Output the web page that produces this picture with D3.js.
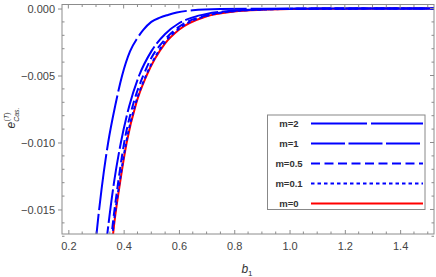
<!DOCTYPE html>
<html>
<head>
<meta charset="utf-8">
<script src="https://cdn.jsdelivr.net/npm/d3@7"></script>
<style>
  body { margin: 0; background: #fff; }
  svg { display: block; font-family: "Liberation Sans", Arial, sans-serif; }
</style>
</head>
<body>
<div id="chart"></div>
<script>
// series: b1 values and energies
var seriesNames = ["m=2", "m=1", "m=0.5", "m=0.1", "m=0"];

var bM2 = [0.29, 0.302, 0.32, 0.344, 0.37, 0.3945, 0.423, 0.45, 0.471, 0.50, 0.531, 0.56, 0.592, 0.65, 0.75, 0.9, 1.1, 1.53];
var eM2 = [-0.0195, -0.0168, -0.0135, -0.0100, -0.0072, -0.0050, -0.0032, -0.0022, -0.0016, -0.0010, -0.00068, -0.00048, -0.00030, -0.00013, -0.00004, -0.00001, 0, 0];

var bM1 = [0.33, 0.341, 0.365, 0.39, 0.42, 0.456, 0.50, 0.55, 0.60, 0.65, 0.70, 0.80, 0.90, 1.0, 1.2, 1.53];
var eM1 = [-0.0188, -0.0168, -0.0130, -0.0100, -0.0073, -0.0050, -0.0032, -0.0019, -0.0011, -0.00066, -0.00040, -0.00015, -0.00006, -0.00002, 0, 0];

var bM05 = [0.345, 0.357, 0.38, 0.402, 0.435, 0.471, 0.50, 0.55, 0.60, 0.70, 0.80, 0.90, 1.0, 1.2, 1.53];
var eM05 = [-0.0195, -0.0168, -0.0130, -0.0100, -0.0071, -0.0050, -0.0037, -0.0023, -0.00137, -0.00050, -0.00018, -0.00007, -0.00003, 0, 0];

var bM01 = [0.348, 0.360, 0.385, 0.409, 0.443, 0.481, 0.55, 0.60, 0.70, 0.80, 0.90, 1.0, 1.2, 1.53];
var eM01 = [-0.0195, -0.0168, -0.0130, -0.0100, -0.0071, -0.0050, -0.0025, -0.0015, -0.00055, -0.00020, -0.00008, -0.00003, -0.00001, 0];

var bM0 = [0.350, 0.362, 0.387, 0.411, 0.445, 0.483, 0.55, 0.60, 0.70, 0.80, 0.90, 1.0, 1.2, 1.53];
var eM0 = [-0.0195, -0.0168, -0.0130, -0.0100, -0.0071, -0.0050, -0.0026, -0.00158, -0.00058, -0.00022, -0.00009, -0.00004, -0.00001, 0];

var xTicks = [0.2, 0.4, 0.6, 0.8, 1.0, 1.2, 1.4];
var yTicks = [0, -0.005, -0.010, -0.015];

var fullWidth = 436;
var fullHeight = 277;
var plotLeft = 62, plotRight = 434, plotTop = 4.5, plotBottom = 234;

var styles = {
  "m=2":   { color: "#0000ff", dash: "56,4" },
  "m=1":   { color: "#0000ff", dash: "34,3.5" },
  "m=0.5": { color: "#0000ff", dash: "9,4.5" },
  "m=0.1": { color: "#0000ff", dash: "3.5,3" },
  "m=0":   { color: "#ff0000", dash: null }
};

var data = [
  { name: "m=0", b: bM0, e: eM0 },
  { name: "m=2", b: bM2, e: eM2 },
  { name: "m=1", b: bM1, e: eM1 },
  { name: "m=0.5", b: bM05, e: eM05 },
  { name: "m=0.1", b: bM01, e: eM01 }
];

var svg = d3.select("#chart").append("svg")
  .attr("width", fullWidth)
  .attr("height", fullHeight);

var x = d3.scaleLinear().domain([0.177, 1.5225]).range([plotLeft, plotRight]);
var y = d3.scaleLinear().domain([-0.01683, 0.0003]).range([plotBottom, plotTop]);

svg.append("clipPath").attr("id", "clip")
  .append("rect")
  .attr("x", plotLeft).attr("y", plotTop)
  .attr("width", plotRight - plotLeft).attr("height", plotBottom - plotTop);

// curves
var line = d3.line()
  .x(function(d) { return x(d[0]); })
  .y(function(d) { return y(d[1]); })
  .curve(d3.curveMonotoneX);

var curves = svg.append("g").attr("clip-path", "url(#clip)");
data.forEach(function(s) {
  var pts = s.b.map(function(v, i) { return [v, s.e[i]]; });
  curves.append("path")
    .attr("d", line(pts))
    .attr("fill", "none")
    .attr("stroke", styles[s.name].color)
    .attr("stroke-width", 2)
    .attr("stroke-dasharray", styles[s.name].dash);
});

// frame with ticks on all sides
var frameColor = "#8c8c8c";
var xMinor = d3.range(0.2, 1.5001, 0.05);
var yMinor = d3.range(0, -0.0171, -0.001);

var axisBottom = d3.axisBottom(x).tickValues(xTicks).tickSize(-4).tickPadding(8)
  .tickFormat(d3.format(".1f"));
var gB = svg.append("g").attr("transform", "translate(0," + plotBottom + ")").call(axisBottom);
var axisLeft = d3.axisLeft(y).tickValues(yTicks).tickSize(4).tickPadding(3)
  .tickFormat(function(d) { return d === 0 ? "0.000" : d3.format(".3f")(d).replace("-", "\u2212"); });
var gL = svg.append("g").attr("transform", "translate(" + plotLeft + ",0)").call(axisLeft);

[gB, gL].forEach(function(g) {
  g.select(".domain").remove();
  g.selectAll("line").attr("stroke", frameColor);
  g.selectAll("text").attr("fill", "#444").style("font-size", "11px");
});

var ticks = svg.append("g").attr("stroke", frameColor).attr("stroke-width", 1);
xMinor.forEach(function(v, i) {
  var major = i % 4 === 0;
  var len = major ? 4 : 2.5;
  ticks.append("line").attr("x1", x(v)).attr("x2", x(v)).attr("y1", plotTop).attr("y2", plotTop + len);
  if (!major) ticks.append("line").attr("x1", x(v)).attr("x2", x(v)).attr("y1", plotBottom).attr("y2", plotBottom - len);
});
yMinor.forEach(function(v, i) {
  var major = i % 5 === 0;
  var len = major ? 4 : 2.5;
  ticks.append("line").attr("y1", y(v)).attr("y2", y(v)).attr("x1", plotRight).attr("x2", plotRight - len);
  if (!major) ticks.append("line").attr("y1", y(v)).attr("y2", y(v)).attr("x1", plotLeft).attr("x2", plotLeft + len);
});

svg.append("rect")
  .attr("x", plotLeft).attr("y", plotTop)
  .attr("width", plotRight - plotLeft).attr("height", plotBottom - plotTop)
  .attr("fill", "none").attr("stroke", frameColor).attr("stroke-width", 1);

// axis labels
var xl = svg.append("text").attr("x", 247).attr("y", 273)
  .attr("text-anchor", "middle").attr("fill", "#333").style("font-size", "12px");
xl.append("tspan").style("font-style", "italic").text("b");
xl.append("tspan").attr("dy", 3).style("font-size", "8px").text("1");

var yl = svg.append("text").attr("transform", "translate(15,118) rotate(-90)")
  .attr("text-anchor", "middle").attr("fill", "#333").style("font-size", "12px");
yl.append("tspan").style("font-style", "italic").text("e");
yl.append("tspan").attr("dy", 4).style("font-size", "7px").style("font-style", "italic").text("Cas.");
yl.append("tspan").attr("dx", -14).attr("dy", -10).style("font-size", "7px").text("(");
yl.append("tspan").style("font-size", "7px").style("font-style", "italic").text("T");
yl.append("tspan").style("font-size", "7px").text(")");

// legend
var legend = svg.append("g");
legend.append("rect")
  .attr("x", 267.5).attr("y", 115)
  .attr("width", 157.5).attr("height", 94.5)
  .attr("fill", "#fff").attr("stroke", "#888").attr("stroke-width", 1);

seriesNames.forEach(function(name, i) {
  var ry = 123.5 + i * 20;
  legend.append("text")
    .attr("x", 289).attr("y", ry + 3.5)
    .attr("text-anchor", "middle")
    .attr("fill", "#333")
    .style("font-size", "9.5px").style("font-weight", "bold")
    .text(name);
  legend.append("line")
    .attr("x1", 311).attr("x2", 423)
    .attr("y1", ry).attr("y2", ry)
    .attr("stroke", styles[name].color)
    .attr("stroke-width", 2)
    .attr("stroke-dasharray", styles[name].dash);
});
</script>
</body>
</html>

---*---

### REQUIREMENT
Up to and including the line containing "-0.00001, 0, 0];", repeat every line from the start of the data, but none of the pictures.

### SOLUTION BELOW
Output the web page that produces this picture with D3.js.
<!DOCTYPE html>
<html>
<head>
<meta charset="utf-8">
<script src="https://cdn.jsdelivr.net/npm/d3@7"></script>
<style>
  body { margin: 0; background: #fff; }
  svg { display: block; font-family: "Liberation Sans", Arial, sans-serif; }
</style>
</head>
<body>
<div id="chart"></div>
<script>
// series: b1 values and energies
var seriesNames = ["m=2", "m=1", "m=0.5", "m=0.1", "m=0"];

var bM2 = [0.29, 0.302, 0.32, 0.344, 0.37, 0.3945, 0.423, 0.45, 0.471, 0.50, 0.531, 0.56, 0.592, 0.65, 0.75, 0.9, 1.1, 1.53];
var eM2 = [-0.0195, -0.0168, -0.0135, -0.0100, -0.0072, -0.0050, -0.0032, -0.0022, -0.0016, -0.0010, -0.00068, -0.00048, -0.00030, -0.00013, -0.00004, -0.00001, 0, 0];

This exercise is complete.